== Request ==
Repeat the material exactly from its first line to the line that includes "const yTicks = [40, 50, 60, 70, 80, 90];". Skip pictures.

== Source material ==
═══

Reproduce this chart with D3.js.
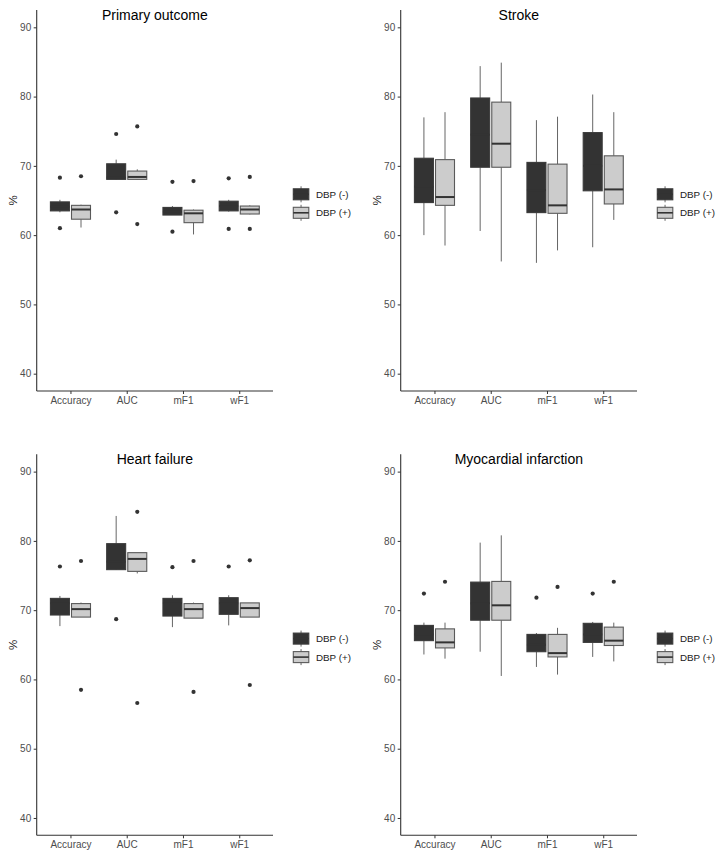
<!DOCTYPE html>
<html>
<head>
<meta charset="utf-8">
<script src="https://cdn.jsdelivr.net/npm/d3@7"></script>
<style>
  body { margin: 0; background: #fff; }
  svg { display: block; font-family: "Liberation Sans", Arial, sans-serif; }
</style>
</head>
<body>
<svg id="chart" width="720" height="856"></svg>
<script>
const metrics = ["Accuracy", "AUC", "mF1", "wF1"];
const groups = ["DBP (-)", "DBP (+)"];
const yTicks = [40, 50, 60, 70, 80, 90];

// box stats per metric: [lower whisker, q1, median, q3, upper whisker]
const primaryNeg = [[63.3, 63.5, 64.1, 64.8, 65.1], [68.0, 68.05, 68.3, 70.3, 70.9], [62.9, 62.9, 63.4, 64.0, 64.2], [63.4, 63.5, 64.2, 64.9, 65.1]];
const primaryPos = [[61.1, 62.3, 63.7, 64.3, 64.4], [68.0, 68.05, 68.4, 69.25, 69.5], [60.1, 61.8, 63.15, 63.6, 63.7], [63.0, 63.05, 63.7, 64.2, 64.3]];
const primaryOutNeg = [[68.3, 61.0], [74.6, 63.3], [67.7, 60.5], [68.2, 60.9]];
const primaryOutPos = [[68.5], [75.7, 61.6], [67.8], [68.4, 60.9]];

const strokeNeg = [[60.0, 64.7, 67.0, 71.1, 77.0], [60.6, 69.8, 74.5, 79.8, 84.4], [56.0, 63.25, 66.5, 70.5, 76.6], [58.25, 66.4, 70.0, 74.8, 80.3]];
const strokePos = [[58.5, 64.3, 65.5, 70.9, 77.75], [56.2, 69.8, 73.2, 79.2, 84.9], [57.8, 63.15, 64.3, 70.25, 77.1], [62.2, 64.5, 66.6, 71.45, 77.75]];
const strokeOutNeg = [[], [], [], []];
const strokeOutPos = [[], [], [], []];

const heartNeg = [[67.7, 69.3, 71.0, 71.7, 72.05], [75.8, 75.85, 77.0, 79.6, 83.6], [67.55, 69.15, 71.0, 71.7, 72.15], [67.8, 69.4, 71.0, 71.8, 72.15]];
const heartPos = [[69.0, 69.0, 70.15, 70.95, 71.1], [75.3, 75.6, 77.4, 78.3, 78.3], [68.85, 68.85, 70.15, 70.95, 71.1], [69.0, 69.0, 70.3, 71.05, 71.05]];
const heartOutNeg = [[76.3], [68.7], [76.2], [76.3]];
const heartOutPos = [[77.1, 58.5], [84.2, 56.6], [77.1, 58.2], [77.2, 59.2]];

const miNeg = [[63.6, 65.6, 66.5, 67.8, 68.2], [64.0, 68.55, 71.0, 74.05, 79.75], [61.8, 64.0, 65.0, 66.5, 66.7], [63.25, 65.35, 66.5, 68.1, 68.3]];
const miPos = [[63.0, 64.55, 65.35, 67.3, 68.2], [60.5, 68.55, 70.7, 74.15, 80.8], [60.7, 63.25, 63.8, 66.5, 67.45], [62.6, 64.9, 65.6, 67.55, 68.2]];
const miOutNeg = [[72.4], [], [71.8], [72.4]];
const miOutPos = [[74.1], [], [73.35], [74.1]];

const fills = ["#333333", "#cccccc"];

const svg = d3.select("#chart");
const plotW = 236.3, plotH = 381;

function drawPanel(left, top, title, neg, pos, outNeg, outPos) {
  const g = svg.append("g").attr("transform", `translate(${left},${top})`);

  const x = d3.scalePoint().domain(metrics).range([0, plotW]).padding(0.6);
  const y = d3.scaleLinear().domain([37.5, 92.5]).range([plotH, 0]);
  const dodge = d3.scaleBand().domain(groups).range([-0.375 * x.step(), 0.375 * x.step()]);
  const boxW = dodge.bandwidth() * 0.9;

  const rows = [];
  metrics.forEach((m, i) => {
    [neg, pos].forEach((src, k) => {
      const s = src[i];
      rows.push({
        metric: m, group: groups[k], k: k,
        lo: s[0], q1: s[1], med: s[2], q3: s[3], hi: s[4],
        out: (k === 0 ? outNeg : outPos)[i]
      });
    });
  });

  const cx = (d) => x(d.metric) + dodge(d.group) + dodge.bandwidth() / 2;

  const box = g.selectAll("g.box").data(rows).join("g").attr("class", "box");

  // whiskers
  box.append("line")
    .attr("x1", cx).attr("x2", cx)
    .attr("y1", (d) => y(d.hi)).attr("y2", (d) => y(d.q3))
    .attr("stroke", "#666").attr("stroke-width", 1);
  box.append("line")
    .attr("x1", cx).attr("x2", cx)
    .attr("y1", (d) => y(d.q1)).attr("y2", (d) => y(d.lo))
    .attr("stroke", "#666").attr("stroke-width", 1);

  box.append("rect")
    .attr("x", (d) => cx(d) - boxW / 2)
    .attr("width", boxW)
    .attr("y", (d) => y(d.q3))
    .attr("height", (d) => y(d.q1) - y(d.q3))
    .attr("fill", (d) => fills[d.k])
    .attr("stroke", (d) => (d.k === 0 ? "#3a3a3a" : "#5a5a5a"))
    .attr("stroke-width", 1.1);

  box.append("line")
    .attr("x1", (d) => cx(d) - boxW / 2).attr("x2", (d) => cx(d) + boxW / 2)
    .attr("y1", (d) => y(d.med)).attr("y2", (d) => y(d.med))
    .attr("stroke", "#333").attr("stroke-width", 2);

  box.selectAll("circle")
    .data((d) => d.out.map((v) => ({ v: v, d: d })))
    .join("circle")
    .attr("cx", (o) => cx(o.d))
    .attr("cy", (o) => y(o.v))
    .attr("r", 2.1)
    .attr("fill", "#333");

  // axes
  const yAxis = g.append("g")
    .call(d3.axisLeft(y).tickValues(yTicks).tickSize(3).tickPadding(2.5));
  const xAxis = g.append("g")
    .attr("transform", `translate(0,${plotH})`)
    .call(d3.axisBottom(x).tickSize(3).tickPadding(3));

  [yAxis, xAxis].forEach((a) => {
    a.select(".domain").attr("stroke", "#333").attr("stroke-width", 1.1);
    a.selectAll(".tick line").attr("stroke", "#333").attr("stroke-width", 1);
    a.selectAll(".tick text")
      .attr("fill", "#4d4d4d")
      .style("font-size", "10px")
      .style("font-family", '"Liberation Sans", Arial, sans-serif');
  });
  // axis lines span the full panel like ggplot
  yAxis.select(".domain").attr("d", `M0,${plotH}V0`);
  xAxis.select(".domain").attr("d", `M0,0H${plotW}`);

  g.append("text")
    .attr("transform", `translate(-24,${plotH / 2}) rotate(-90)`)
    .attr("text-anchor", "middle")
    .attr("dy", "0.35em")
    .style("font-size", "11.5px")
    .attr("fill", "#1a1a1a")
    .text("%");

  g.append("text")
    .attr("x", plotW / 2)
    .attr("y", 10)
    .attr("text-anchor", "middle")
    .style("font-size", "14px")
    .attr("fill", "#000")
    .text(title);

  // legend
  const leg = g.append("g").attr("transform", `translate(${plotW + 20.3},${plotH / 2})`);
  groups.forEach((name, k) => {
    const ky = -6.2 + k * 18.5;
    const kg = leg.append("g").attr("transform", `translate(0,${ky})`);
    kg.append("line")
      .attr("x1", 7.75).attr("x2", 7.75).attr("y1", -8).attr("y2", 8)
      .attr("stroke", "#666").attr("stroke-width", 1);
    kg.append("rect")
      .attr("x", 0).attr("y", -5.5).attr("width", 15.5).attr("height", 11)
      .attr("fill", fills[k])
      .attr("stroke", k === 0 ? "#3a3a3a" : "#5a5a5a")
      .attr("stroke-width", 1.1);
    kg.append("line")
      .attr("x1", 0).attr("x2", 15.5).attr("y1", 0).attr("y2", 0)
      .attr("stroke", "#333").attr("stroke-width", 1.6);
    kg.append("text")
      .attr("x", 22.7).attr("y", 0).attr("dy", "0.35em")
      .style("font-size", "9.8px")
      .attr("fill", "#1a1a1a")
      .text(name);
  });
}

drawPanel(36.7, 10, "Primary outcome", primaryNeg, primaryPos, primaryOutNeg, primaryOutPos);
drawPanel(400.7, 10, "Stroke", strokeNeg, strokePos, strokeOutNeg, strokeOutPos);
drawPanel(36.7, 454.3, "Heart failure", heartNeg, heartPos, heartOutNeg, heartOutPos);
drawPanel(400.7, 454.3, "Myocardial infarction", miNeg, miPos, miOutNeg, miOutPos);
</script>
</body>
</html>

═══

== Reply to the exercise ==
Reproduce this chart with D3.js.
<!DOCTYPE html>
<html>
<head>
<meta charset="utf-8">
<script src="https://cdn.jsdelivr.net/npm/d3@7"></script>
<style>
  body { margin: 0; background: #fff; }
  svg { display: block; font-family: "Liberation Sans", Arial, sans-serif; }
</style>
</head>
<body>
<svg id="chart" width="720" height="856"></svg>
<script>
const metrics = ["Accuracy", "AUC", "mF1", "wF1"];
const groups = ["DBP (-)", "DBP (+)"];
const yTicks = [40, 50, 60, 70, 80, 90];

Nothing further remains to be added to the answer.